Le constat est « préoccupant » : 2,5 millions d’adultes ayant été scolarisés en France, soit 7 % de la population, étaient en situation d’illettrisme en 2011, pointe France Stratégie dans une récente note d’analyse(1). De plus, 22 % des personnes âgées de 16 à 65 ans ont un « faible niveau de compétence dans le domaine de l’écrit » et 28 % « dans le domaine des chiffres », des proportions parmi les plus élevées au sein des pays occidentaux.
Parmi les raisons avancées pour expliquer cette situation, France Stratégie rappelle que si, « dans la majorité des pays, les générations les plus jeunes sont plus performantes que les autres, notamment en raison de l’augmentation du taux de scolarisation », cet écart générationnel est « particulièrement marqué » en France. En outre, « malgré une nette amélioration pour les jeunes générations, des difficultés dans la maîtrise des compétences de base persistent ». Enfin, les auteurs citent également des inégalités d’accès persistantes à la formation professionnelle selon le niveau de diplôme, l’âge, l’origine sociale ou encore le statut sur le marché du travail. Ils estiment cependant que, avec « une politique volontariste », la France pourrait viser un taux de 3,5 % d’adultes en situation d’illettrisme à l’horizon de dix ans, soit deux fois moins qu’aujourd’hui.

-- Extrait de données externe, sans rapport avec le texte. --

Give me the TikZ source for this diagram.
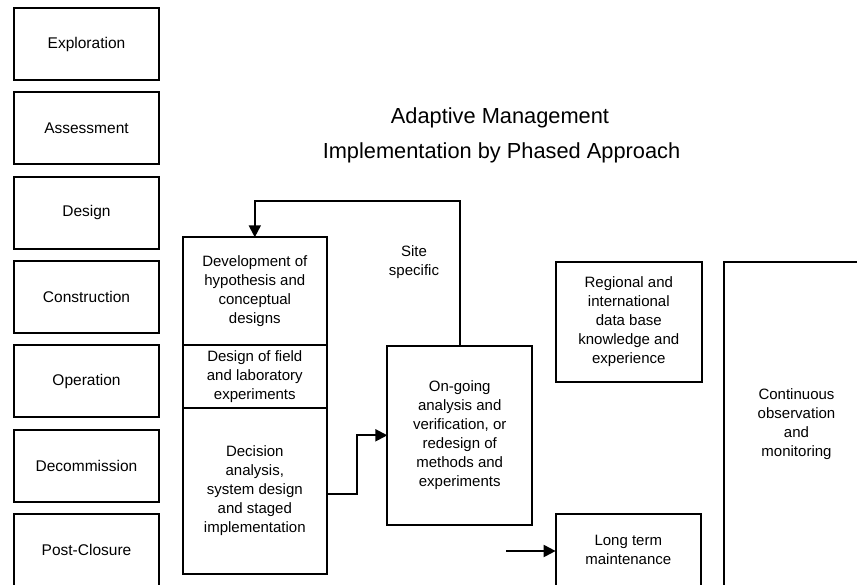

Au-delà de la baisse « mécanique » du taux d’illettrisme de 7 à 5,4 % de la population d’ici à 2015 en raison de l’arrivée de nouvelles générations mieux formées et de la poursuite des actions de lutte contre l’illettrisme, ils recommandent d’agir plus spécifiquement en direction des seniors et des jeunes : « réduire le risque d’illettrisme pour tous les âges est un choix fort », argumentent-ils. « Dans un contexte de faible accès à la formation, de l’allongement de la vie professionnelle et d’intensification des changements technologiques, un ciblage des seniors se justifie tout autant qu’une prise en compte des situations d’illettrisme chez les jeunes identifiés lors des journées JDC [journée défense et citoyenneté] ».
Pour cela, France Stratégie propose, dans le cadre des politiques d’individualisation des droits à la formation, de mettre en place des « dotations spécifiques » pour les personnes en situation d’illettrisme, « afin d’assurer un socle minimum de compétences de base pour tous » ainsi qu’un « recalibrage des financements actuellement fléchés sur la lutte contre l’illettrisme ». Sachant qu’environ 160 millions d’euros par an sont actuellement dédiés aux politiques dans ce domaine et que les besoins annuels de financement pour réduire sensiblement les situations d’illettrisme sont estimés à environ 210 millions d’euros par an, ils jugent qu’il faudrait une augmentation d’environ 30 % des financements annuels existants, soit 50 millions d’euros supplémentaires.
Enfin, les auteurs de l’étude insistent sur le fait que « la lutte contre l’illettrisme requiert une mobilisation de tous les acteurs », jugeant que « c’est probablement là que réside la principale difficulté car il faudra bien identifier les personnes en situation d’illettrisme, parfois stigmatisées et souvent éloignées des dispositifs d’action publique, notamment pour cacher leurs difficultés ». Pour les jeunes, il s’agit de mener une action « précoce », qui peut s’organiser dans le cadre de la « journée défense et citoyenneté », tandis que pour les adultes, il faut mener une action « ciblée » en mobilisant les partenaires sociaux et les branches professionnelles, en s’appuyant sur le conseil en évolution professionnelle(2), en menant des actions plus spécifiques dans certains secteurs… En dehors du monde du travail, « il convient notamment de prendre en charge les parents dont les enfants font leur entrée à l’école et qui désirent les suivre et les aider dans leurs parcours d’apprentissage », suggère encore la note, préconisant de développer et d’amplifier les « actions éducatives familiales » qui s’inscrivent dans cette logique.
(1) Lutter contre l’illettrisme – Un impératif économique et social – Disp. sur
(2) Sur le conseil en évolution professionnelle, créé par la loi du 14 juin 2013 sur la sécurisation de l’emploi, voir en dernier lieu ASH n° 2872 du 29-08-14, p. 37.